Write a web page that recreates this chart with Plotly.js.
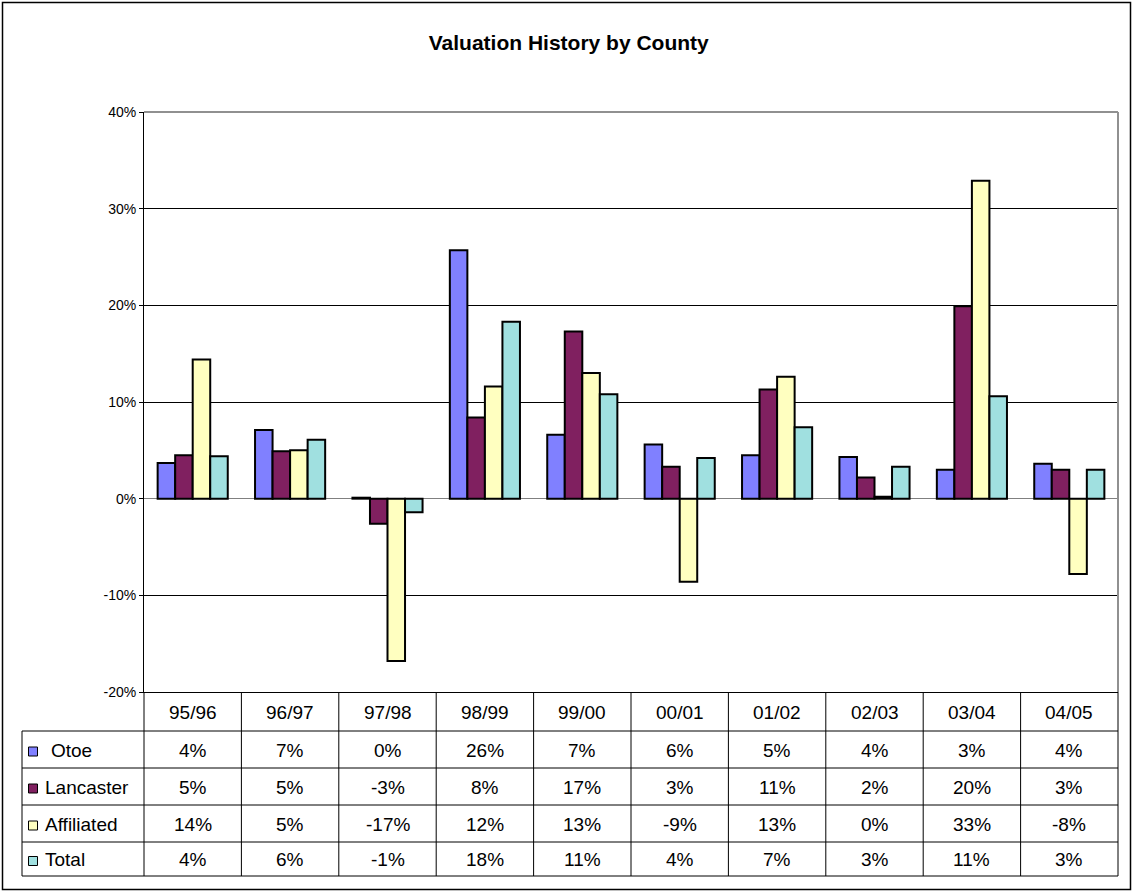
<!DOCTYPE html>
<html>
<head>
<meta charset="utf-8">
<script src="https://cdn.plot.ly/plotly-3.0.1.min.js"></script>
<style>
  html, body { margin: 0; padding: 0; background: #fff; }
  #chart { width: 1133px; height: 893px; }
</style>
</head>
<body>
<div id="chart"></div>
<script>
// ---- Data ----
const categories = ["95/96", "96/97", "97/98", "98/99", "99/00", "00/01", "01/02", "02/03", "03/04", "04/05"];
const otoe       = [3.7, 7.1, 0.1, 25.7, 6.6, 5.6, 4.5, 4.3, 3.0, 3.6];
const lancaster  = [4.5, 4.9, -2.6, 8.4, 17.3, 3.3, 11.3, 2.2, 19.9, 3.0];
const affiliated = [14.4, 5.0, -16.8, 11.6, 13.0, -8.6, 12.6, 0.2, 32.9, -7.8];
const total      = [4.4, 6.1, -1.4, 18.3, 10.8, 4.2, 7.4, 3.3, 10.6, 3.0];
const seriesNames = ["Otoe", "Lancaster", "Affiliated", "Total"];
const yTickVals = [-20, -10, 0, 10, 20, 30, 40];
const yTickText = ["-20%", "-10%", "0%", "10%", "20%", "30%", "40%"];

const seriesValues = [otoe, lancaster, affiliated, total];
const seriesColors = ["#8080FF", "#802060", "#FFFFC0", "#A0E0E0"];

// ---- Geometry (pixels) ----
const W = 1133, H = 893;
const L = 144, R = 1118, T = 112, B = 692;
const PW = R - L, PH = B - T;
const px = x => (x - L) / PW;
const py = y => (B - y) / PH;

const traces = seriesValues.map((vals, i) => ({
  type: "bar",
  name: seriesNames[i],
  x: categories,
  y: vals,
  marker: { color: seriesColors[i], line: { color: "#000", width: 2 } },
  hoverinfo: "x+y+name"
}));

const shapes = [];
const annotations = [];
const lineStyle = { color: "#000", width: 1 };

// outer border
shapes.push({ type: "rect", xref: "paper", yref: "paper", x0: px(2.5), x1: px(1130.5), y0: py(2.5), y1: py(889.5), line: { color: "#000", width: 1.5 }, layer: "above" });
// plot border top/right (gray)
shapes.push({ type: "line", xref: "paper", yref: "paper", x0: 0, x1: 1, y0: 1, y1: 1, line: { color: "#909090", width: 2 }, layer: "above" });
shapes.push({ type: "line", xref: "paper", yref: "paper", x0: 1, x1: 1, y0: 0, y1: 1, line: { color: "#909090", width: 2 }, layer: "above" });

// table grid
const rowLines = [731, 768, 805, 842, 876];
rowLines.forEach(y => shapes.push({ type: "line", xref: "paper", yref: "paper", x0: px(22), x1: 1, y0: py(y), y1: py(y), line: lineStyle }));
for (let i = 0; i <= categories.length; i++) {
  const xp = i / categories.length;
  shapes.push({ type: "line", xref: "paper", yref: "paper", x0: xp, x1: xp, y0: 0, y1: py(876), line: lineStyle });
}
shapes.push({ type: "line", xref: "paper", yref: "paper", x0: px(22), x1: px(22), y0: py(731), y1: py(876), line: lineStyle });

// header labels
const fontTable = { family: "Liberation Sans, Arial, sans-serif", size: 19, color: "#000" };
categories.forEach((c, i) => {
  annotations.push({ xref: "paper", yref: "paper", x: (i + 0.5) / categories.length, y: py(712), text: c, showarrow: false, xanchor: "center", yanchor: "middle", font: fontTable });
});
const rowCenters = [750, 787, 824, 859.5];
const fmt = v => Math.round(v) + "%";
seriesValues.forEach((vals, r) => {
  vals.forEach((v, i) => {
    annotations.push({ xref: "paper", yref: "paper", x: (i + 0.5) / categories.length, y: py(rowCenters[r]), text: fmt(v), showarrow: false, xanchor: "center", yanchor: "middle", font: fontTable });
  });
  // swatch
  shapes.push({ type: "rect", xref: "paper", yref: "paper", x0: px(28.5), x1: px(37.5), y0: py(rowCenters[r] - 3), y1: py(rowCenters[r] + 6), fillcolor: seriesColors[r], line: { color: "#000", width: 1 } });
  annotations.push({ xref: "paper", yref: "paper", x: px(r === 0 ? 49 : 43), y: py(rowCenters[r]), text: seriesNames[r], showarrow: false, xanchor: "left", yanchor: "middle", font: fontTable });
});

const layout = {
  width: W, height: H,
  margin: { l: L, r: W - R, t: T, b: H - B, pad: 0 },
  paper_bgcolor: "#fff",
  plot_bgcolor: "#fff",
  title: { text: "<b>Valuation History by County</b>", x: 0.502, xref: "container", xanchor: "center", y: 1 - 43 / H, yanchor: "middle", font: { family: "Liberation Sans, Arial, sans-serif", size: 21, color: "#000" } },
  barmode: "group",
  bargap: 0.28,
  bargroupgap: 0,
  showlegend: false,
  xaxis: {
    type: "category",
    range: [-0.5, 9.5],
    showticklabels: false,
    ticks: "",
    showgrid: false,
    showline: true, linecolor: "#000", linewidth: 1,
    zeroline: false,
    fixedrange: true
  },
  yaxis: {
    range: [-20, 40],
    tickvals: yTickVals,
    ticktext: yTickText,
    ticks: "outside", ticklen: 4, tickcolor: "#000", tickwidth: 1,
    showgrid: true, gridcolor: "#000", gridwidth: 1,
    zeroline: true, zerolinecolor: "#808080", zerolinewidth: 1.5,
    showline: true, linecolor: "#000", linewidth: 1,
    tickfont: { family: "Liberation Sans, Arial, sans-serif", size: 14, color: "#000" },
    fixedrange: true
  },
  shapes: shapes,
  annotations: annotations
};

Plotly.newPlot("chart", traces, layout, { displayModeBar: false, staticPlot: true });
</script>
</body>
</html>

__TASK OBJECTIVE__. Exactly as they appear, print the lines of the listing above from its first line through the line that contains "const py = y => (B - y) / PH;", minus the pictures.

__CORRECT OUTPUT__.
Write a web page that recreates this chart with Plotly.js.
<!DOCTYPE html>
<html>
<head>
<meta charset="utf-8">
<script src="https://cdn.plot.ly/plotly-3.0.1.min.js"></script>
<style>
  html, body { margin: 0; padding: 0; background: #fff; }
  #chart { width: 1133px; height: 893px; }
</style>
</head>
<body>
<div id="chart"></div>
<script>
// ---- Data ----
const categories = ["95/96", "96/97", "97/98", "98/99", "99/00", "00/01", "01/02", "02/03", "03/04", "04/05"];
const otoe       = [3.7, 7.1, 0.1, 25.7, 6.6, 5.6, 4.5, 4.3, 3.0, 3.6];
const lancaster  = [4.5, 4.9, -2.6, 8.4, 17.3, 3.3, 11.3, 2.2, 19.9, 3.0];
const affiliated = [14.4, 5.0, -16.8, 11.6, 13.0, -8.6, 12.6, 0.2, 32.9, -7.8];
const total      = [4.4, 6.1, -1.4, 18.3, 10.8, 4.2, 7.4, 3.3, 10.6, 3.0];
const seriesNames = ["Otoe", "Lancaster", "Affiliated", "Total"];
const yTickVals = [-20, -10, 0, 10, 20, 30, 40];
const yTickText = ["-20%", "-10%", "0%", "10%", "20%", "30%", "40%"];

const seriesValues = [otoe, lancaster, affiliated, total];
const seriesColors = ["#8080FF", "#802060", "#FFFFC0", "#A0E0E0"];

// ---- Geometry (pixels) ----
const W = 1133, H = 893;
const L = 144, R = 1118, T = 112, B = 692;
const PW = R - L, PH = B - T;
const px = x => (x - L) / PW;
const py = y => (B - y) / PH;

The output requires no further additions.